Big Government is Back, according to a recent article in the Financial Times. The FT says “most Western countries are spending heavily on welfare and the “green transition”, and with debt levels already sky high, then taxes are certain to rise significantly.” This is bad news for everyone, especially families which are already stretched.
The term “Big Government” describes a bloated government that is too large, wasteful, and intrusive (sound familiar?). According to Collins Dictionary: Big Government is characterised by high taxation and public spending, and centralisation of political power.
Ultimately, Big Government tends to be inefficient, fiscally reckless, and stifles individual liberties. Liberal elites tend to favour Big Government, wrongly believing that society can only be improved through large-scale government intervention, such as social welfare programs, regulation of business, and climate change action.
Despite the increased social welfare programs which help some, the inevitable increased taxation inflicts pain on the majority.
This should sound all too familiar to Kiwis, as we struggle through a cost of living crisis, increased mortgage interest rates, and crippling national debt. The challenges ahead are daunting.

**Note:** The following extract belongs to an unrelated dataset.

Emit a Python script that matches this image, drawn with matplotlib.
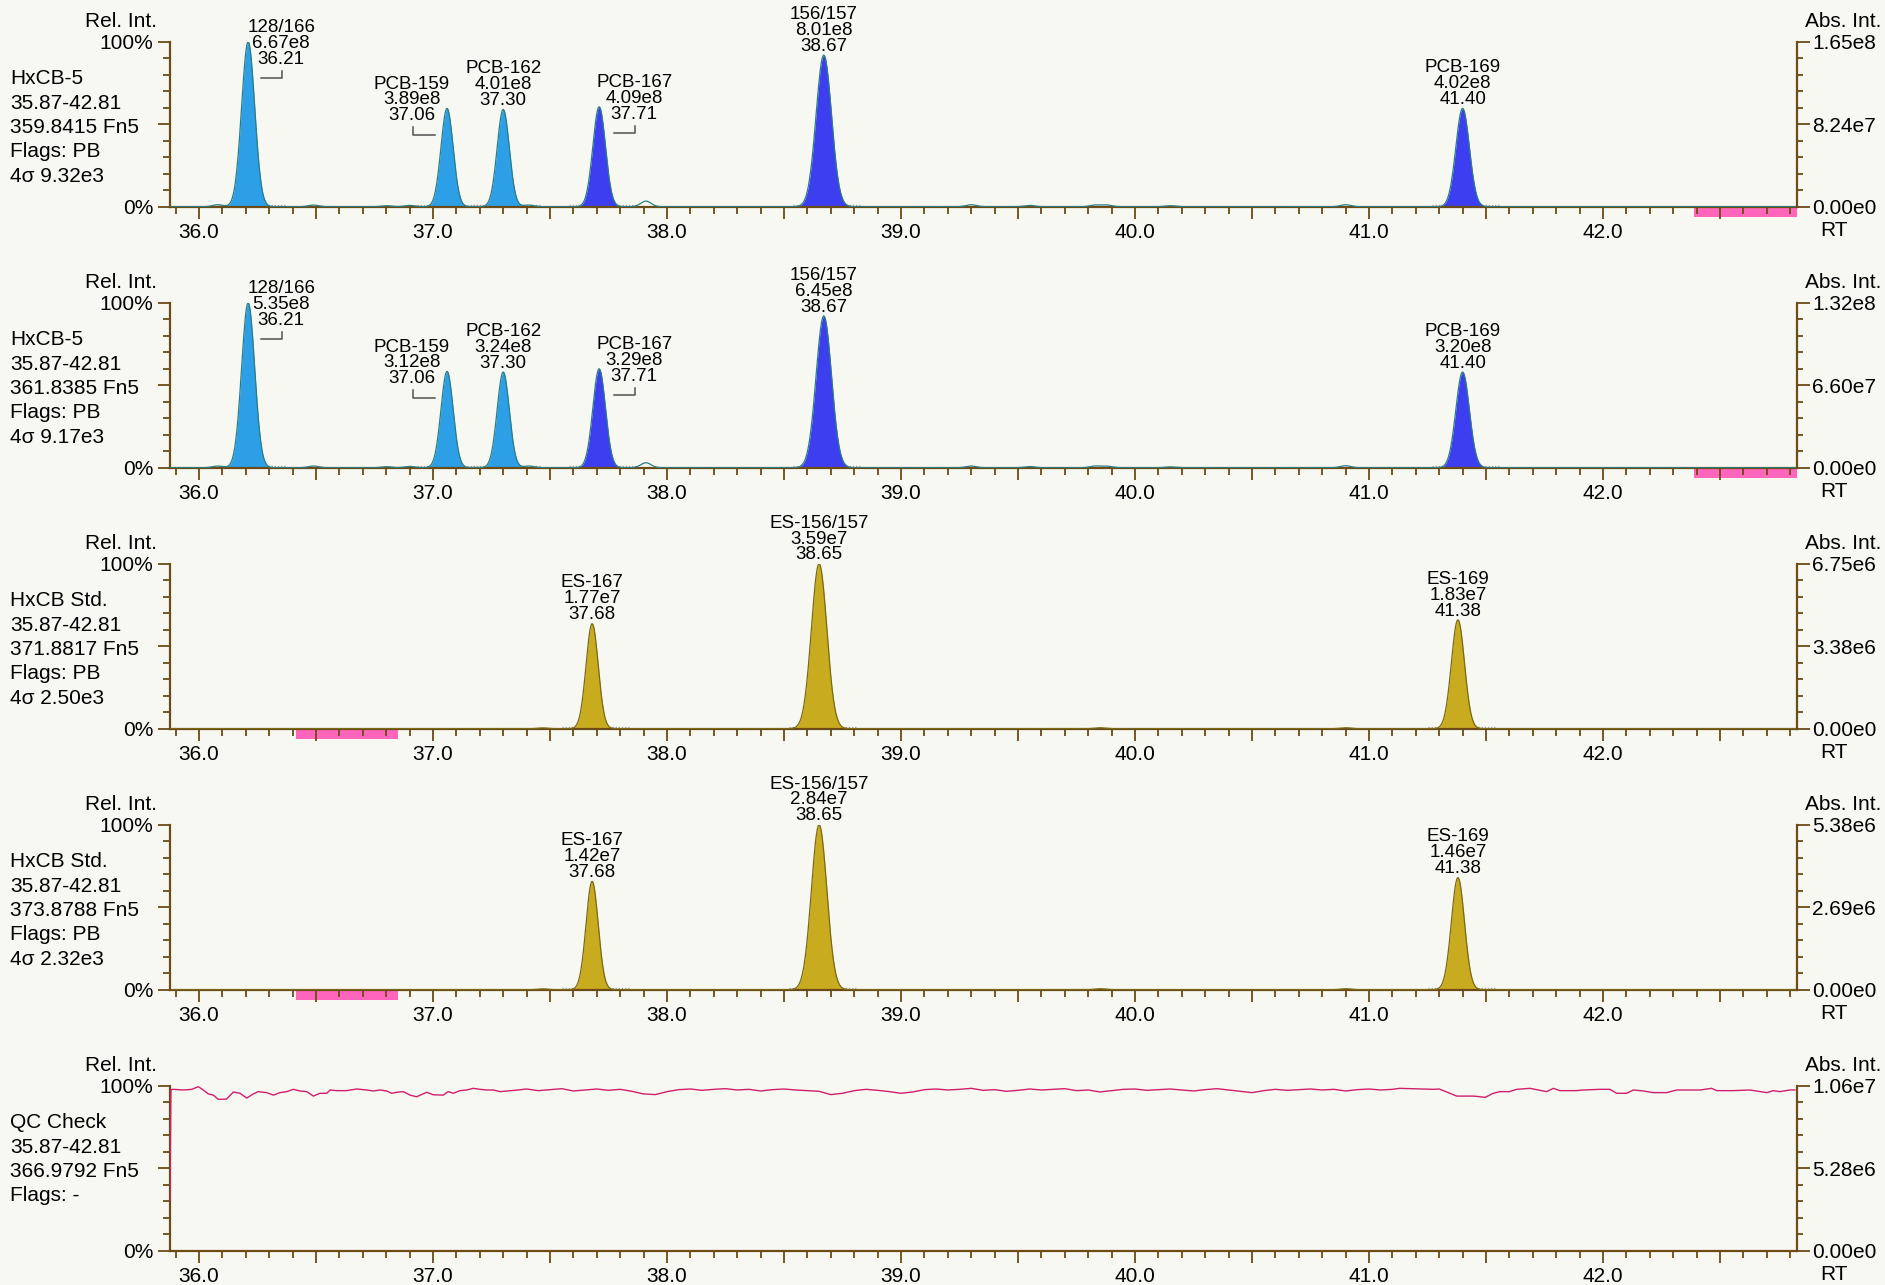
import numpy as np
import matplotlib
matplotlib.use("Agg")
import matplotlib.pyplot as plt
from matplotlib.patches import Rectangle
from matplotlib.transforms import blended_transform_factory, Affine2D

plt.rcParams['font.family'] = ['Liberation Sans', 'DejaVu Sans']

# ------------------------------------------------------------------ data
rt_window = (35.876, 42.829)

panel_compound = ['HxCB-5', 'HxCB-5', 'HxCB Std.', 'HxCB Std.', 'QC Check']
panel_range = ['35.87-42.81', '35.87-42.81', '35.87-42.81', '35.87-42.81', '35.87-42.81']
panel_mass = ['359.8415 Fn5', '361.8385 Fn5', '371.8817 Fn5', '373.8788 Fn5', '366.9792 Fn5']
panel_flags = ['Flags: PB', 'Flags: PB', 'Flags: PB', 'Flags: PB', 'Flags: -']
panel_noise = ['4σ 9.32e3', '4σ 9.17e3', '4σ 2.50e3', '4σ 2.32e3', '']
abs_max_labels = ['1.65e8', '1.32e8', '6.75e6', '5.38e6', '1.06e7']
abs_mid_labels = ['8.24e7', '6.60e7', '3.38e6', '2.69e6', '5.28e6']
abs_zero_label = '0.00e0'

# native congener peaks (panels 1 and 2)
native_names = ['128/166', 'PCB-159', 'PCB-162', 'PCB-167', '156/157', 'PCB-169']
native_rt = [36.21, 37.06, 37.30, 37.71, 38.67, 41.40]
native_group = ['a', 'a', 'a', 'b', 'b', 'b']
p1_area = ['6.67e8', '3.89e8', '4.01e8', '4.09e8', '8.01e8', '4.02e8']
p1_height = [1.00, 0.596, 0.590, 0.606, 0.919, 0.596]
p2_area = ['5.35e8', '3.12e8', '3.24e8', '3.29e8', '6.45e8', '3.20e8']
p2_height = [1.00, 0.584, 0.580, 0.600, 0.920, 0.580]
native_width = [0.028, 0.026, 0.026, 0.027, 0.033, 0.029]

# labelled standards (panels 3 and 4)
std_names = ['ES-167', 'ES-156/157', 'ES-169']
std_rt = [37.68, 38.65, 41.38]
p3_area = ['1.77e7', '3.59e7', '1.83e7']
p3_height = [0.637, 1.00, 0.660]
p4_area = ['1.42e7', '2.84e7', '1.46e7']
p4_height = [0.657, 1.00, 0.680]
std_width = [0.026, 0.033, 0.028]

# small baseline bumps
native_bump_rt = [36.08, 36.49, 36.80, 36.90, 37.41, 37.91, 39.30, 39.55, 39.83, 39.88, 40.15, 40.90]
p1_bump_h = [0.012, 0.010, 0.006, 0.008, 0.010, 0.034, 0.012, 0.008, 0.010, 0.010, 0.006, 0.012]
p2_bump_h = [0.010, 0.010, 0.006, 0.008, 0.010, 0.030, 0.010, 0.007, 0.010, 0.009, 0.005, 0.012]
std_bump_rt = [37.47, 39.85, 40.90]
p3_bump_h = [0.005, 0.006, 0.006]
p4_bump_h = [0.005, 0.006, 0.006]

# flagged RT regions (pink bars)
flag_start = [42.39, 42.39, 36.415, 36.415, None]
flag_end = [42.829, 42.829, 36.85, 36.85, None]

# QC check lock-mass trace (% of 1.06e7)
qc_rt = [35.876, 35.880, 35.890, 35.933, 35.969, 35.997, 36.018, 36.040, 36.061, 36.083,
         36.118, 36.147, 36.175, 36.204, 36.232, 36.253, 36.289, 36.318, 36.346, 36.375,
         36.403, 36.432, 36.460, 36.489, 36.517, 36.546, 36.560, 36.588, 36.631, 36.674,
         36.717, 36.745, 36.774, 36.802, 36.823, 36.845, 36.873, 36.902, 36.930, 36.973,
         37.001, 37.044, 37.065, 37.087, 37.115, 37.144, 37.172, 37.201, 37.229, 37.258,
         37.286, 37.35, 37.40, 37.45, 37.50, 37.55, 37.60, 37.65, 37.70, 37.75,
         37.80, 37.85, 37.90, 37.95, 38.00, 38.05, 38.10, 38.15, 38.20, 38.25,
         38.30, 38.35, 38.40, 38.45, 38.50, 38.55, 38.60, 38.65, 38.70, 38.75,
         38.80, 38.85, 38.90, 38.95, 39.00, 39.05, 39.10, 39.15, 39.20, 39.25,
         39.30, 39.35, 39.40, 39.45, 39.50, 39.55, 39.60, 39.65, 39.70, 39.75,
         39.80, 39.85, 39.90, 39.95, 40.00, 40.05, 40.10, 40.15, 40.20, 40.25,
         40.30, 40.35, 40.40, 40.45, 40.50, 40.55, 40.60, 40.65, 40.70, 40.75,
         40.80, 40.85, 40.90, 40.95, 41.00, 41.05, 41.10, 41.13, 41.275, 41.30,
         41.375, 41.40, 41.446, 41.47, 41.496, 41.531, 41.56, 41.60, 41.631, 41.688,
         41.759, 41.788, 41.816, 41.887, 41.916, 41.987, 42.03, 42.058, 42.101, 42.13,
         42.172, 42.215, 42.272, 42.315, 42.343, 42.415, 42.464, 42.486, 42.557, 42.628,
         42.70, 42.728, 42.756, 42.799, 42.82]
qc_val = [30.0, 97.6, 97.8, 97.4, 97.8, 99.4, 97.4, 95.0, 94.3, 91.7,
          91.9, 96.2, 95.4, 92.5, 95.0, 96.4, 95.8, 94.3, 95.8, 96.4,
          97.8, 96.8, 96.4, 93.7, 95.4, 95.4, 97.4, 97.0, 97.0, 98.0,
          97.4, 96.8, 97.4, 96.8, 95.4, 96.0, 96.4, 94.3, 93.3, 96.0,
          94.5, 94.3, 96.4, 95.4, 97.0, 97.4, 98.4, 97.8, 97.4, 97.4,
          96.4, 97.2, 98.0, 97.0, 97.6, 98.2, 96.8, 97.4, 98.0, 97.2,
          97.8, 96.6, 95.0, 94.6, 96.4, 97.6, 98.0, 97.2, 97.8, 98.2,
          97.4, 97.8, 96.8, 97.6, 98.0, 97.4, 97.0, 96.6, 94.6, 95.4,
          97.0, 97.8, 97.2, 96.4, 95.4, 96.2, 97.6, 98.0, 97.4, 97.8,
          98.4, 97.2, 97.6, 96.6, 97.2, 98.0, 97.4, 97.8, 98.2, 97.0,
          97.4, 96.2, 97.0, 97.8, 98.0, 97.2, 97.6, 98.0, 97.4, 96.8,
          97.6, 98.2, 97.4, 96.6, 95.8, 97.0, 97.8, 97.2, 97.6, 98.0,
          97.4, 97.8, 96.8, 97.6, 98.0, 97.4, 97.8, 98.4, 97.8, 98.0,
          93.7, 93.7, 93.7, 93.4, 92.9, 95.4, 96.4, 96.4, 97.8, 98.4,
          96.4, 98.4, 97.0, 97.0, 97.4, 97.8, 97.8, 95.4, 95.4, 97.4,
          96.8, 95.8, 95.8, 97.4, 97.4, 97.4, 98.4, 97.0, 97.0, 97.4,
          95.8, 97.0, 96.4, 97.4, 97.4]

# ------------------------------------------------------------------ style
W, H, DPI = 1885, 1285, 100
BG = '#f8f8f3'
AXC = '#6b4b16'
TRACE_NATIVE = '#2b7d86'
TRACE_STD = '#7a6a14'
FILL = {'a': '#2d9fe6', 'b': '#3d3ef0', 's': '#c9ab1f'}
PINK = '#ff66bb'
QCC = '#cf1f6c'
AX_L, AX_R = 170.0, 1797.0
TOP0, PITCH, PH = 41.7, 261.0, 165.0
FS_AX = 15
FS_PK = 13.5
LINE_PITCH = 15.9
# label offsets (pixels) for labels pushed to the side of their peak
label_shift = {'128/166': (33, -22), 'PCB-159': (-35, -12), 'PCB-167': (35, -12)}

fig = plt.figure(figsize=(W / DPI, H / DPI), dpi=DPI, facecolor=BG)
xgrid = np.arange(rt_window[0], rt_window[1], 0.003)


def gauss(x, c, h, s):
    return h * np.exp(-0.5 * ((x - c) / s) ** 2)


panels = [
    dict(kind='native', names=native_names, rt=native_rt, h=p1_height, area=p1_area,
         w=native_width, grp=native_group, brt=native_bump_rt, bh=p1_bump_h),
    dict(kind='native', names=native_names, rt=native_rt, h=p2_height, area=p2_area,
         w=native_width, grp=native_group, brt=native_bump_rt, bh=p2_bump_h),
    dict(kind='std', names=std_names, rt=std_rt, h=p3_height, area=p3_area,
         w=std_width, grp=['s'] * 3, brt=std_bump_rt, bh=p3_bump_h),
    dict(kind='std', names=std_names, rt=std_rt, h=p4_height, area=p4_area,
         w=std_width, grp=['s'] * 3, brt=std_bump_rt, bh=p4_bump_h),
    dict(kind='qc'),
]

for k, P in enumerate(panels):
    top = TOP0 + PITCH * k
    bot = top + PH
    ax = fig.add_axes([AX_L / W, 1 - bot / H, (AX_R - AX_L) / W, PH / H])
    ax.set_facecolor('none')
    ax.set_xlim(*rt_window)
    ax.set_ylim(0, 1)
    ax.autoscale(False)

    # flagged region
    if flag_start[k] is not None:
        tr = blended_transform_factory(ax.transData, ax.transAxes)
        ax.add_patch(Rectangle((flag_start[k], -10.5 / PH), flag_end[k] - flag_start[k], 10.5 / PH,
                               transform=tr, facecolor=PINK, edgecolor='none',
                               clip_on=False, zorder=1))

    if P['kind'] == 'qc':
        ax.plot(qc_rt, np.array(qc_val) / 100.0, color=QCC, lw=1.0, zorder=3)
    else:
        tcol = TRACE_NATIVE if P['kind'] == 'native' else TRACE_STD
        y = np.zeros_like(xgrid)
        for c, h, s in zip(P['rt'], P['h'], P['w']):
            y += gauss(xgrid, c, h, s)
        for c, h in zip(P['brt'], P['bh']):
            y += gauss(xgrid, c, h, 0.022)
        # filled peaks
        for c, s, g in zip(P['rt'], P['w'], P['grp']):
            m = (xgrid > c - 3.3 * s) & (xgrid < c + 3.3 * s)
            ax.fill_between(xgrid[m], 0, y[m], color=FILL[g], lw=0, zorder=2)
            ax.plot([c - 0.13, c + 0.16], [0.012, 0.012], color='#a0a0a0', lw=0.9,
                    ls=(0, (1, 1.5)), zorder=1.5)
        ax.plot(xgrid, y, color=tcol, lw=0.9, zorder=3)

        # peak labels
        for name, c, h, area in zip(P['names'], P['rt'], P['h'], P['area']):
            dx, dy = label_shift.get(name, (0, 4.3))
            lines = [f'{c:.2f}', area, name]
            for i, t in enumerate(lines):
                ax.annotate(t, xy=(c, h), xytext=(dx, dy + i * LINE_PITCH),
                            textcoords='offset pixels', ha='center', va='baseline',
                            fontsize=FS_PK, annotation_clip=False, zorder=5)
            if name in label_shift:
                ax_disp = ax.transData.transform((c, h))
                sgn = -1 if dx > 0 else 1
                xs = [dx + 1 + sgn * 21.5, dx + 1, dx + 1]
                ys = [dy - 14.5, dy - 14.5, dy - 7]
                ax.plot(xs, ys, color='#505050', lw=1.1, clip_on=False, zorder=5,
                        transform=Affine2D().translate(*ax_disp))

    # spines
    ax.spines['top'].set_visible(False)
    ax.spines['right'].set_visible(False)
    for sp in ['left', 'bottom']:
        ax.spines[sp].set_color(AXC)
        ax.spines[sp].set_linewidth(1.6)

    # x ticks
    xmaj = np.arange(36.0, 42.51, 0.5)
    xmin = np.arange(35.9, 42.81, 0.1)
    ax.set_xticks(xmaj)
    ax.set_xticklabels([f'{v:.1f}' if abs(v - round(v)) < 1e-6 else '' for v in xmaj])
    ax.set_xticks(xmin, minor=True)
    ax.tick_params(axis='x', which='major', length=8.8, width=1.3, color=AXC,
                   pad=2.6, labelsize=FS_AX)
    ax.tick_params(axis='x', which='minor', length=4.8, width=1.3, color=AXC)

    # left y ticks
    ax.set_yticks([0, 0.5, 1.0])
    ax.set_yticklabels(['0%', '', '100%'])
    ax.set_yticks(np.arange(0.1, 1.0, 0.1), minor=True)
    ax.tick_params(axis='y', which='major', length=8.8, width=1.3, color=AXC,
                   pad=3.0, labelsize=FS_AX)
    ax.tick_params(axis='y', which='minor', length=4.8, width=1.3, color=AXC)

    # right y axis
    ax2 = ax.twinx()
    ax2.set_ylim(0, 1)
    for sp in ['top', 'left', 'bottom']:
        ax2.spines[sp].set_visible(False)
    ax2.spines['right'].set_color(AXC)
    ax2.spines['right'].set_linewidth(1.6)
    ax2.set_yticks([0, 0.5, 1.0])
    ax2.set_yticklabels([abs_zero_label, abs_mid_labels[k], abs_max_labels[k]])
    ax2.set_yticks(np.arange(0.1, 1.0, 0.1), minor=True)
    ax2.tick_params(axis='y', which='major', length=9.5, width=1.3, color=AXC,
                    pad=1.5, labelsize=FS_AX)
    ax2.tick_params(axis='y', which='minor', length=4.5, width=1.3, color=AXC)

    # texts
    fig.text(157 / W, 1 - (top - 15) / H, 'Rel. Int.', ha='right', va='baseline', fontsize=FS_AX)
    fig.text(1805 / W, 1 - (top - 15) / H, 'Abs. Int.', ha='left', va='baseline', fontsize=FS_AX)
    fig.text(1820 / W, 1 - (bot + 23.5) / H, 'RT', ha='left', va='center', fontsize=FS_AX)
    block = [panel_compound[k], panel_range[k], panel_mass[k], panel_flags[k], panel_noise[k]]
    for i, t in enumerate([b for b in block if b]):
        fig.text(10 / W, 1 - (top + 42.5 + 24.4 * i) / H, t, ha='left', va='baseline',
                 fontsize=FS_AX)

fig.savefig('out.png', dpi=DPI, facecolor=BG)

NZ Treasury has this year warned that Government spending has blown out by an average of $600 million per year. This huge spending spree has caused debt to blow out from $5 billion in 2019 to a massive $104 billion in the most recent PREFU (Pre-election Economic and Fiscal Update).
The size of our public sector has also ballooned. Data released by The Public Service Commission shows that the total number of public servants is now 62,710 people (as of March 2023). This is a 33 per cent increase since Labour came into office. Across the public sector, annual reports show there are about 33% more managers and 40% more clerical and administrative personnel. While the number of bureaucrats continues to increase in Wellington, spending on consultants also grew to an eye watering $1.7 billion in 2022.
Despite these massive increases in government spending and public sector staffing, we’re not seeing improved public services, especially in key sectors – health, education, infrastructure, crime prevention. Big Government has never been the solution, and never will be.
The alternative to Big Government is certainly not some anorexic public sector where public services are stripped away. It’s simply about priorities, and where the resources are directed. Governments should be “staying in their lane” and focusing on the services which really matter – the aforementioned health, education, infrastructure, crime prevention services.
To summarise, here are some of the most common problems associated with Big Government:
Bureaucracy and Inefficiency: Large government entities become bureaucratic, leading to slow decision-making. Layers of administration and red tape can hinder the government’s ability to respond quickly and effectively to changing circumstances.
High cost = High Taxes: Big Government is expensive and inefficient, ultimately leading to higher taxes for individuals and businesses.
Waste Spending on unnecessary programs that do not deliver outcomes.
Increased Debt: The expansion of government programs and services can contribute to budget deficits and a growing national debt. High levels of debt can have long-term economic consequences and limit the government’s ability to respond to future crises.
Erosion of Individual Freedom: Expansive government may infringe on individual liberties and personal freedoms. Excessive regulations and government intervention in personal and economic affairs become the norm under Big Government. The New Zealand government’s “No Jab, No Job” mandates, and problematic Hate Speech Laws are just two examples of erosion to personal freedom.
Lack of Accountability: Large bureaucracies can be less accountable and more difficult to monitor, potentially leading to corruption or misuse of power. Lack of accountability can also result in wasteful spending and poor decision-making.
Disruption to Markets: Some critics believe that Big Government can distort markets by favouring certain industries or players through regulations, subsidies, or other interventions. This can hinder fair competition.
Lack of Innovation: A large and bureaucratic government can stifle innovation, whereas a more limited state fosters competitiveness, innovation and economic growth.
Centralised Approach: Big Government tends to adopt a centralised one-size-fits-all approach, which may not be suitable for the diverse needs of the population. Localised or individualised solutions may be more effective in addressing specific challenges.
Balancing the need for effective governance with the preservation of individual freedoms and efficient resource allocation is a complex challenge, but Big Government is not the solution. Hopefully the recent change of government in New Zealand will now see a reduction in the size and scope of public sector bureaucracy.